10.27.2011

.boys.

Hanging out with middle school girls has taught me a lot. It also frightens me. For a lot of the girls, the world revolves around boys.
They live, eat, move, breathe... everything for a boy.
They change who they are.
They leave their circle of friends and join his.
They give up who they are.

Then when said boy leaves said girl because she's not the cool, unique girl he liked in the first place (because she's basically become a copy of him), girl is heartbroken. She cries to all of her friends who assure her it's his loss. She eats countless amounts of chocolate. And maybe ice cream. And watches sappy movies.

Then ... hope! Said boy might like girl again!! Forget all of the hurtful stuff that he did or said... he wants me back! That's what we think to ourselves. So we continue being a shadow of who we really are. Who we were made to be. And we settle into trying once again to please and become this one boy.

ENOUGH.

Why do we do this to ourselves? It's hard to wait and be patient. I have done everything in this post so many times. And I look back now and realize all the mistakes I made and don't want anyone else to go through it.

It's so much easier to go for the lowest hanging fruit.
To not really be vulnerable.
To not ever really be known.
To not fight, but just agree with everything.

But it's never as good as it was meant to be when we don't hold out for the best.

10.13.2011

like a child.

With all the crazy pain in the world that the kids I work closest with face, I forget sometimes that there are still "little girls" out there. They grew up with 2 parents. They like pink. And frills. They freak out when there are loud noises. And then freak out again when they realize the loud noises were really confetti cannons shooting awesome streamers of shininess.

But they do exist.

Little girls, running up to me just because they've heard my voice before. Or because their mom told them to. Giving me unforeseen hugs. Wanting a picture of me with my silly hipster scarf.

I don't think it's ever made me feel so small. Part of me wants to tell their parents, "No! Don't let your little girl grow up to be like me! Be honest with her! Tell her about REAL life, not just the easy stuff." The other part wants to hide scared. Worried that if parents found out who I really am, who I've really been, that they'll take their little girls, write a nasty complaint email, and get me fired from my job.

It was a ridiculous picture of God using the weak. the unimportant. the silly. The entire day was such a crapshoot, honestly. Leading me up to a moment when the speaker is calling girls forward to make the most important decision of their life and wanting me to help guide them through it. I've never felt more incapable. More unfocused. More unworthy. I've never cried out to God in such a panic (including the 2 car accidents I've been in).

Oh God. I need help. I don't know what I'm doing!

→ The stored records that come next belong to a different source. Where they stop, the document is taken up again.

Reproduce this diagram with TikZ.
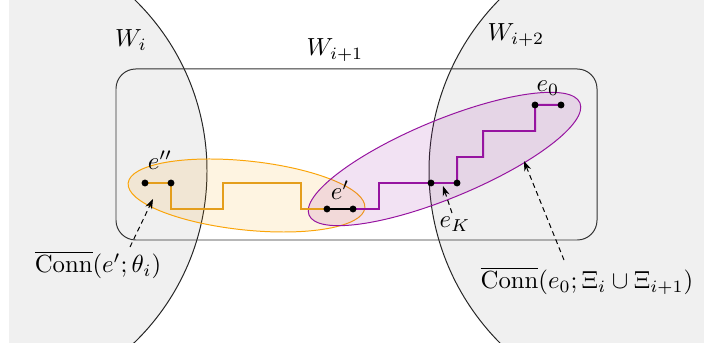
\documentclass[tikz,border=0pt]{standalone}
\usepackage{amsmath,amssymb}
\usepackage{xcolor}
\usepackage{tikz}
\usetikzlibrary{calc,arrows.meta}
\definecolor{clusterorange}{RGB}{250,165,10}
\definecolor{pathorange}{RGB}{228,158,28}
\definecolor{pathpurple}{RGB}{150,20,160}

\begin{document}
\begin{tikzpicture}[x=1.42mm,y=1.42mm]
    \useasboundingbox (0,0) rectangle (70.4,34.6);

    % Regions W_i and W_{i+2}
    \begin{scope}
        \clip (0.9,0.4) rectangle (70.4,34.6);
        \fill[gray!12] (-3.2,17.5) circle (23.9);
        \fill[gray!12] (67.3,17.5) circle (24.4);
        \draw[thin, black!85] (-3.2,17.5) circle (23.9);
        \draw[thin, black!85] (67.3,17.5) circle (24.4);
    \end{scope}

    % Region W_{i+1}
    \draw[black!80, rounded corners=2.8mm] (11.6,10.6) rectangle (59.7,27.7);

    % Clusters
    \draw[clusterorange, fill=clusterorange, fill opacity=0.12, shift={(24.65,15.05)}, rotate=-6] (0,0) ellipse (11.9 and 3.45);
    \draw[pathpurple, fill=pathpurple, fill opacity=0.12, shift={(44.45,18.7)}, rotate=22.5] (0,0) ellipse (14.66 and 3.9);

    % Paths on the lattice
    \begin{scope}[shift={(14.5,13.7)}, scale=2.6]
        \coordinate (A) at (0,1);
        \coordinate (B) at (1,1);
        \coordinate (C) at (7,0);
        \coordinate (D) at (8,0);
        \coordinate (E) at (11,1);
        \coordinate (F) at (12,1);
        \coordinate (G) at (15,4);
        \coordinate (H) at (16,4);

        \draw[thick, pathorange] (A) -- (B) -- (1,0) -- (3,0) -- (3,1) -- (6,1) -- (6,0) -- (C);
        \draw[thick] (C) -- (D);
        \draw[thick, pathpurple] (D) -- (9,0) -- (9,1) -- (E) -- (F) -- (12,2) -- (13,2) -- (13,3) -- (15,3) -- (G) -- (H);
    \end{scope}
    \foreach \p in {A,B,C,D,E,F,G,H}
        \fill (\p) circle (1.4pt);

    % Labels
    \node (lWi) at (13.1,30.6) {$W_i$};
    \node (lWj) at (33.5,29.6) {$W_{i+1}$};
    \node (lWk) at (51.6,31.1) {$W_{i+2}$};
    \node (le2) at (16.0,18.6) {$e''$};
    \node (le1) at (34.0,15.6) {$e'$};
    \node (le0) at (54.8,25.8) {$e_0$};
    \node (leK) at (45.5,12.2) {$e_K$};
    \node (connA) at (9.8,8.1) {$\overline{\mathrm{Conn}}(e';\theta_i)$};
    \node (connB) at (58.7,6.5) {$\overline{\mathrm{Conn}}(e_0;\Xi_i\cup\Xi_{i+1})$};

    % Pointers
    \coordinate (sA) at (13.0,9.9);
    \coordinate (tA) at (15.3,14.7);
    \coordinate (sB) at (56.4,8.6);
    \coordinate (tB) at (52.4,18.5);
    \coordinate (sK) at (45.2,13.3);
    \coordinate (tK) at (44.3,16.0);
    \draw[dash pattern=on 2pt off 1.5pt, -{Stealth[length=1.4mm,width=1mm]}] (sA) -- (tA);
    \draw[dash pattern=on 2pt off 1.5pt, -{Stealth[length=1.4mm,width=1mm]}] (sB) -- (tB);
    \draw[dash pattern=on 2pt off 1.5pt, -{Stealth[length=1.4mm,width=1mm]}] (sK) -- (tK);
\end{tikzpicture}
\end{document}
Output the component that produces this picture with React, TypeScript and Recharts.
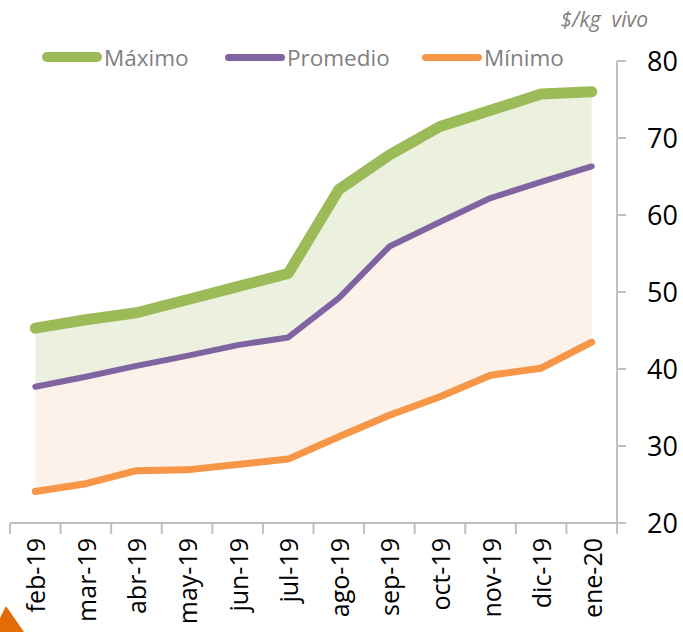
import React from 'react'
import { ComposedChart, Area, Line, XAxis, YAxis } from 'recharts'

const months = ['feb-19', 'mar-19', 'abr-19', 'may-19', 'jun-19', 'jul-19', 'ago-19', 'sep-19', 'oct-19', 'nov-19', 'dic-19', 'ene-20']
const maximo = [45.3, 46.4, 47.3, 49.0, 50.7, 52.4, 63.3, 67.8, 71.5, 73.6, 75.7, 76.0]
const promedio = [37.7, 39.0, 40.4, 41.7, 43.1, 44.1, 49.2, 55.9, 59.1, 62.2, 64.3, 66.3]
const minimo = [24.1, 25.1, 26.8, 26.9, 27.6, 28.3, 31.2, 34.0, 36.4, 39.2, 40.1, 43.5]
const yTicks = [20, 30, 40, 50, 60, 70, 80]

const series = [
  { key: 'max', name: 'Máximo', color: '#9BBB59', width: 11 },
  { key: 'prom', name: 'Promedio', color: '#8064A2', width: 6 },
  { key: 'min', name: 'Mínimo', color: '#F79646', width: 7 },
]

// band edges (integers) get a tick mark, band centres get the month label
const xTicks: number[] = []
for (let i = 0; i <= months.length; i++) {
  xTicks.push(i)
  if (i < months.length) xTicks.push(i + 0.5)
}

const data = months.map((m, i) => ({
  pos: i + 0.5,
  month: m,
  max: maximo[i],
  prom: promedio[i],
  min: minimo[i],
  upperBand: [promedio[i], maximo[i]],
  lowerBand: [minimo[i], promedio[i]],
}))

const FONT = '"Open Sans", sans-serif'
const AXIS = '#BFBFBF'

function MonthTick(props: any) {
  const { x, y, payload } = props
  const v = payload.value
  if (Number.isInteger(v)) {
    return <line x1={x} x2={x} y1={y} y2={y + 11} stroke={AXIS} strokeWidth={2} />
  }
  const ty = y + 15
  return (
    <text
      x={x}
      y={ty}
      transform={`rotate(-90 ${x} ${ty})`}
      textAnchor="end"
      dominantBaseline="central"
      fontFamily={FONT}
      fontSize={25}
      fill="#000"
    >
      {months[Math.floor(v)]}
    </text>
  )
}

const legendPos = [42, 225, 422]

export default function App() {
  return (
    <div style={{ position: 'absolute', left: 0, top: 0, width: 683, height: 632, background: '#fff' }}>
      <ComposedChart width={683} height={632} data={data} margin={{ top: 61, right: 0, bottom: 0, left: 10 }}>
        <XAxis
          dataKey="pos"
          type="number"
          domain={[0, months.length]}
          ticks={xTicks}
          interval={0}
          tickLine={false}
          tickSize={0}
          tickMargin={0}
          height={109}
          axisLine={{ stroke: AXIS, strokeWidth: 2 }}
          tick={<MonthTick />}
        />
        <YAxis
          orientation="right"
          domain={[20, 80]}
          ticks={yTicks}
          interval={0}
          width={66}
          tickSize={9}
          tickMargin={21}
          axisLine={{ stroke: AXIS, strokeWidth: 2 }}
          tickLine={{ stroke: AXIS, strokeWidth: 2 }}
          tick={{ fill: '#000', fontSize: 27, fontFamily: FONT }}
        />
        <Area dataKey="lowerBand" stroke="none" fill="#FDF2EA" fillOpacity={1} isAnimationActive={false} />
        <Area dataKey="upperBand" stroke="none" fill="#EBF1DE" fillOpacity={1} isAnimationActive={false} />
        {series.slice().reverse().map((s) => (
          <Line
            key={s.key}
            dataKey={s.key}
            stroke={s.color}
            strokeWidth={s.width}
            strokeLinecap="round"
            strokeLinejoin="round"
            dot={false}
            activeDot={false}
            type="linear"
            isAnimationActive={false}
          />
        ))}
      </ComposedChart>

      {series.map((s, i) => (
        <div
          key={s.key}
          style={{ position: 'absolute', left: legendPos[i], top: 42, height: 30, display: 'flex', alignItems: 'center', fontFamily: FONT, fontSize: 22.5, color: '#7F7F7F' }}
        >
          <span style={{ display: 'inline-block', width: 60, height: i === 0 ? 10 : 7, borderRadius: 5, background: s.color }} />
          <span style={{ marginLeft: 2 }}>{s.name}</span>
        </div>
      ))}

      <div style={{ position: 'absolute', right: 35, top: 5, fontFamily: FONT, fontSize: 21, fontStyle: 'italic', color: '#7F7F7F', whiteSpace: 'pre' }}>
        {'$/kg  vivo'}
      </div>

      <svg style={{ position: 'absolute', left: 0, top: 600 }} width={30} height={32}>
        <polygon points="0,18 6,6 24,32 0,32" fill="#E36C09" />
      </svg>
    </div>
  )
}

But, really. I should have been learning from these girls. Realizing that they came forward. Not worried what their friends thought. Just because they knew they wanted Jesus. It was that simple. They shared that moment with their moms. They shared the things they're scared of - the things that they've been called that they don't like and don't want to believe anymore.

Simple. No wonder we're supposed to have faith like a child.